Come spesso naturalmente accade nella vita, Carlo ha superato papà Giuseppe collezionando in carriera la bellezza di una novantina di accurati libri fotografici, dedicati alle montagne, all’Oriente, al Tibet, all’Africa profonda, al sud America, alla Lombardia, a Varese, alla Pallacanestro. Tutti confezionati con inesausta curiosità. Sempre comunque con fatica, sempre con un approccio rispettoso ed educato alla realtà che incontrava, sempre, quando lo riteneva opportuno, supportato da collaboratori amici per testi e scelte grafiche. Il tutto impreziosito da una vena di naturale mitezza, un tratto dominante del suo carattere al fondo schivo e solitario.

Nel suo mestiere (“mi sento un artigiano non un artista”) ha fatto tutto benissimo: paesaggi, personaggi, mestieri, arti, architetture, atmosfere e cronache.
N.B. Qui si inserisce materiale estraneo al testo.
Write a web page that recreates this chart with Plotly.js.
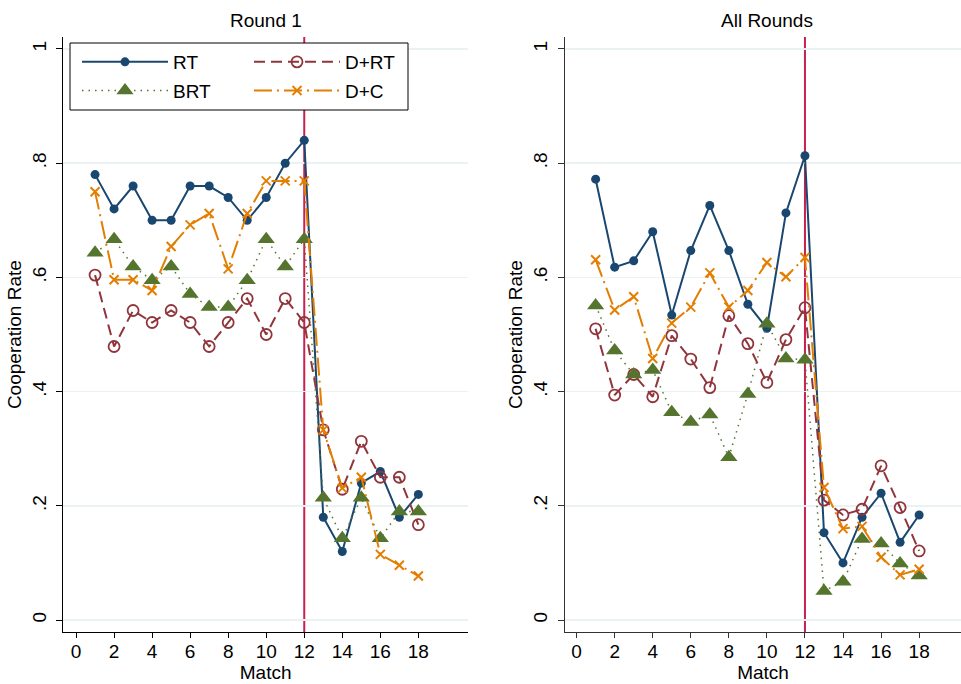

Con al centro sempre le persone colte nella loro verità quotidiana, a volte festosa e amicale, altre volte dolorosa e ostile. Il denominatore comune alla base dei suoi numerosi successi credo risieda da un lato nella passione che dentro di lui si accende qualsiasi sia il soggetto fotografico con cui deve misurarsi; dall’altro sta invece nelle ricerca ostinata e costante di migliorare la qualità delle sue foto.

Un giorno di tanti anni fa un suo committente mi disse: “se chiedo a Meazza una foto dei castelli di Bellinzona (splendido patrimonio Unesco in terra ticinese ndr.) non cerca nel suo archivio, sale subito in auto per andare a farne altre nuove sul posto”. Nella solida convinzione che è sempre possibile fare qualche passo in avanti. Questa è una componente importante del suo artigianato fotografico fatto, talvolta, anche di notti passate all’addiaccio su un monte, nell’ansa umida di un fiume o sulla spiaggia di un lago, al limitare di un gregge, nell’attesa vigile e silenziosa di un cambio di luce che lui reputa decisivo. Per tanti anni con la compagnia calda e silenziosa di Briga, la sua femmina di pastore bergamasco che sembrava capire i tempi lunghi di Carlo e che ora non c’è più.

Nell’animo di un “fotografo viandante” come Carlo Meazza credo si siano sedimentate e intrecciate nell’arco di cinquanta e più anni tante immagini e tante storie. Forse quelle a cui è maggiormente affezionato sono legate al Monte Rosa che scoprì da bambino mentre era impegnato in giochi d’acqua sul lago di Varese. Vedendo uscire il gran monte dalle foschie estive, come una lenta magia, ne fu per sempre stregato. Per anni lo ha percorso in lungo e in largo sempre più affascinato dalle dimensioni hjmalayane del massiccio che incombe sui declivi, sui laghi e sui colli della terra prealpina. A quelle cime, a quelle pareti, ai suoi ispidi sentieri ha dedicato più di trent’anni fa un volume di straordinaria forza espressiva e di grande successo che oggi si appresta ad aggiornare dopo l’ultima fatica di “Passi e ospizi alpini” e quella, tutta varesina, sul felice risanamento del “Campanile” della Basilica di San Vittore.